» **SET EXERCISE**
Using the listing below, output only the lines from the one that contains "Write a Python" through the one that contains "angles = [-90, -45, 0, 45, 90]", inclusive, exactly as given and without images.

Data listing
****************
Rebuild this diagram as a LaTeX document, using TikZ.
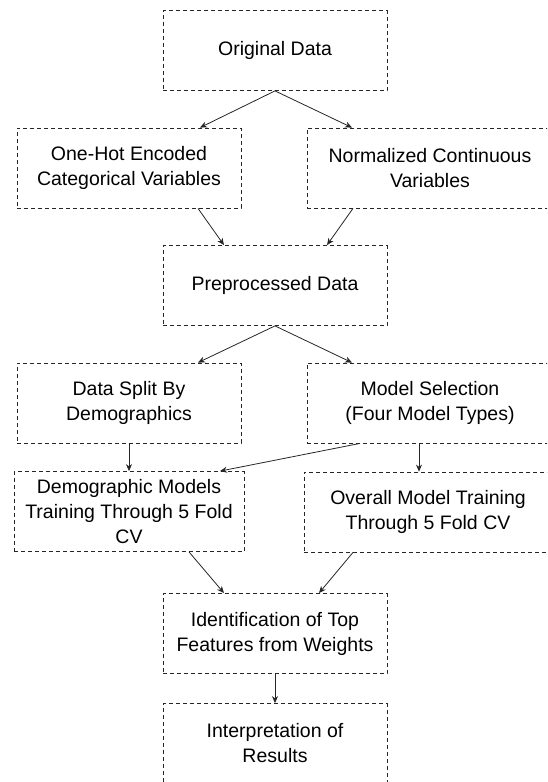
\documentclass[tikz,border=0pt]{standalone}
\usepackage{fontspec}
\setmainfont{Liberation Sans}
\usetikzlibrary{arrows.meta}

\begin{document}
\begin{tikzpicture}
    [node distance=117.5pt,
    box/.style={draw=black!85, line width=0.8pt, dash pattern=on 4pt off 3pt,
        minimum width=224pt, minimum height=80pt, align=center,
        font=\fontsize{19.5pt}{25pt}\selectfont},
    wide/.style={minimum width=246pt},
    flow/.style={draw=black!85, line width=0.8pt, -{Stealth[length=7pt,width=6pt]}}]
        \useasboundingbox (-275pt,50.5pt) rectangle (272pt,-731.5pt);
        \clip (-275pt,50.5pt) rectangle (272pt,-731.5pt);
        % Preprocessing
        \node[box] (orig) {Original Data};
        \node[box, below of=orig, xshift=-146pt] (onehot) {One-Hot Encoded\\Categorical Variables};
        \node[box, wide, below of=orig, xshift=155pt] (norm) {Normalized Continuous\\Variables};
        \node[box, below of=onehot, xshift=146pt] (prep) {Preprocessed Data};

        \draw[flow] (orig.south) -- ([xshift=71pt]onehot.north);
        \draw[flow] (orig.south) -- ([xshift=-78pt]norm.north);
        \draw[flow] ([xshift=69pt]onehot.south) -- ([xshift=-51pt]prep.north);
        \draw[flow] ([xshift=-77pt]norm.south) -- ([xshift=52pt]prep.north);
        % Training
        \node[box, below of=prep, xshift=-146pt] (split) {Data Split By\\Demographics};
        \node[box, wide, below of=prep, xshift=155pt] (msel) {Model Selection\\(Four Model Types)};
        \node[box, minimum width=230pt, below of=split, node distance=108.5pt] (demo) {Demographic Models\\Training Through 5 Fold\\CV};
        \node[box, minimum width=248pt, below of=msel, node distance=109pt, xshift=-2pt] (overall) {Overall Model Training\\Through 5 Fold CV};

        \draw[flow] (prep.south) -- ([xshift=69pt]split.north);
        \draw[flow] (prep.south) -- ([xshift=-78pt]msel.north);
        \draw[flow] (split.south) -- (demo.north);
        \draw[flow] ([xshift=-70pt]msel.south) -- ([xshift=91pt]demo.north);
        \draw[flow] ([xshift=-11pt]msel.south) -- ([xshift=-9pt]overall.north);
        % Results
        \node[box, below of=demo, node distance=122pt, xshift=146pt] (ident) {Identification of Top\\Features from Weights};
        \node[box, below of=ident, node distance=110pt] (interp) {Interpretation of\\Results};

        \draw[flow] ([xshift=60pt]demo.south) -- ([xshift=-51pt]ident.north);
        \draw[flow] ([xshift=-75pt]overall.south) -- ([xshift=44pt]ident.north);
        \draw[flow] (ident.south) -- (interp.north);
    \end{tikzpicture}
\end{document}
****************
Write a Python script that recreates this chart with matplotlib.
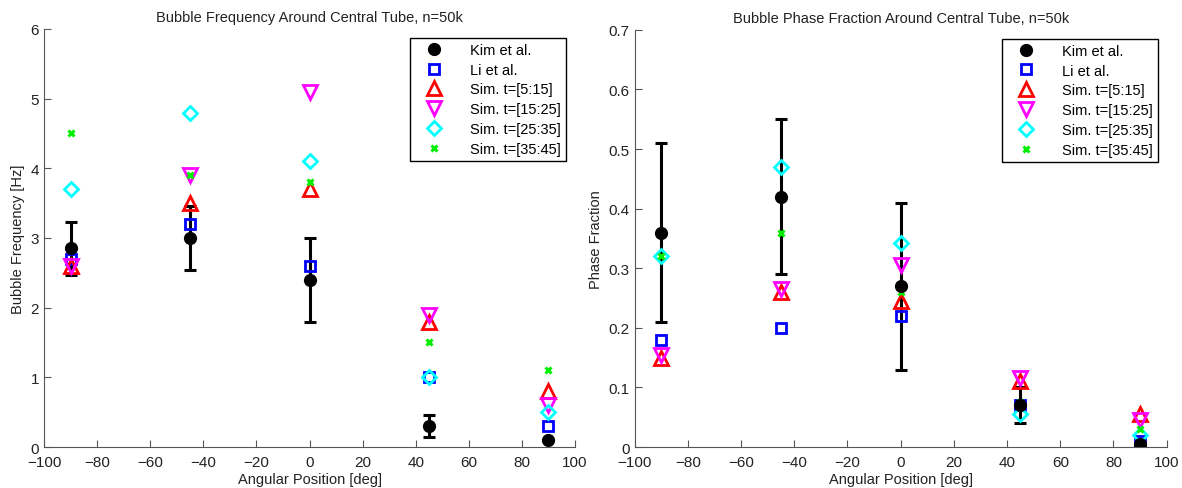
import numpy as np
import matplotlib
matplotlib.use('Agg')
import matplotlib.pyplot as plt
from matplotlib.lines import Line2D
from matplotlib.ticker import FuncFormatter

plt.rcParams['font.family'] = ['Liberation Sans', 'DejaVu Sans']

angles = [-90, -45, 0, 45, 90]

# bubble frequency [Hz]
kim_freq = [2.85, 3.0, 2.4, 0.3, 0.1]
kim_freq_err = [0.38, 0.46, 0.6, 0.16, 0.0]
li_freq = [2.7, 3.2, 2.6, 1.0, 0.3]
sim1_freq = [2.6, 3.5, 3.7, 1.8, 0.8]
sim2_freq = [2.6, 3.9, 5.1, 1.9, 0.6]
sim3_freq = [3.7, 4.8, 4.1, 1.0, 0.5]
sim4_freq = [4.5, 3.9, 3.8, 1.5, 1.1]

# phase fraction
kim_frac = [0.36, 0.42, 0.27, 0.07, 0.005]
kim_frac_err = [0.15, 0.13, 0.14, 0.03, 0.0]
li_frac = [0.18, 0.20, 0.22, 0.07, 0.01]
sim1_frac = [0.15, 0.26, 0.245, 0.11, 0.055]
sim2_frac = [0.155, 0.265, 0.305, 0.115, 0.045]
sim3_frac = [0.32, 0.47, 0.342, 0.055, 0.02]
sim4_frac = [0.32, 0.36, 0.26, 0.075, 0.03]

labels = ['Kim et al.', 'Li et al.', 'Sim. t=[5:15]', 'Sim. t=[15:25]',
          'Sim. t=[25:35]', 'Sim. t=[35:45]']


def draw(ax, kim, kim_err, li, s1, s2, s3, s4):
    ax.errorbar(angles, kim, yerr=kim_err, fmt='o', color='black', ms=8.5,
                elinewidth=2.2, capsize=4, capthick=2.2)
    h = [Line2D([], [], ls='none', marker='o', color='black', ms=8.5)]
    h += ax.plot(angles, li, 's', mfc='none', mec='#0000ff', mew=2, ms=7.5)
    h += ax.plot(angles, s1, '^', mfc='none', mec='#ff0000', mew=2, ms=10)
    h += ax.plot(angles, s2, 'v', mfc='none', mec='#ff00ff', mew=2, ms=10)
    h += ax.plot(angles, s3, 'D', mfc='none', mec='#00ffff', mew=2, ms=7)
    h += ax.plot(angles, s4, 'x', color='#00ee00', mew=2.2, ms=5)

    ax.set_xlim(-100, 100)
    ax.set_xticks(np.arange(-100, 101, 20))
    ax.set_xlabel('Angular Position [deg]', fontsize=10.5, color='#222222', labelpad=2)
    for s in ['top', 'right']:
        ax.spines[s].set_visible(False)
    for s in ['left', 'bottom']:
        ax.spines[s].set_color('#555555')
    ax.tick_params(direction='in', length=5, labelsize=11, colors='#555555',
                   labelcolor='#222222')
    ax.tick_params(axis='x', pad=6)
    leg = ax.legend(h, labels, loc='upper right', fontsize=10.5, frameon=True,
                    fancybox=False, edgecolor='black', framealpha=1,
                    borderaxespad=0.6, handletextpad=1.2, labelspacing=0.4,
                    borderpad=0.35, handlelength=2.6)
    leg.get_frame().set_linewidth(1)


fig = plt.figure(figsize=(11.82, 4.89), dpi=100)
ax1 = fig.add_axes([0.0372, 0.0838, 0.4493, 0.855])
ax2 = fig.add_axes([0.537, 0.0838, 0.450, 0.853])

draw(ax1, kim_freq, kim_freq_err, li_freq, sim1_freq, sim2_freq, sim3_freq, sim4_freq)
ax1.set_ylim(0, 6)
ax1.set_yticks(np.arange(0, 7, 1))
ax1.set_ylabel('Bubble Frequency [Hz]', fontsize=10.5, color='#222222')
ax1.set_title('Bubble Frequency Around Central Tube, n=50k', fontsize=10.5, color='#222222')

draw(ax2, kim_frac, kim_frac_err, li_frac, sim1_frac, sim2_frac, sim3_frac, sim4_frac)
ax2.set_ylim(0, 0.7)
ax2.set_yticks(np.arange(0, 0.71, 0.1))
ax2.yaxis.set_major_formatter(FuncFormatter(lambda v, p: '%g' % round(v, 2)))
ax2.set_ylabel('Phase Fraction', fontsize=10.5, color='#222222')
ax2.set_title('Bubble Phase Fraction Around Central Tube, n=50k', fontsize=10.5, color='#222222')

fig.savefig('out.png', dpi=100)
****************
» **SOLUTION TO THIS PROBLEM**
Write a Python script that recreates this chart with matplotlib.
import numpy as np
import matplotlib
matplotlib.use('Agg')
import matplotlib.pyplot as plt
from matplotlib.lines import Line2D
from matplotlib.ticker import FuncFormatter

plt.rcParams['font.family'] = ['Liberation Sans', 'DejaVu Sans']

angles = [-90, -45, 0, 45, 90]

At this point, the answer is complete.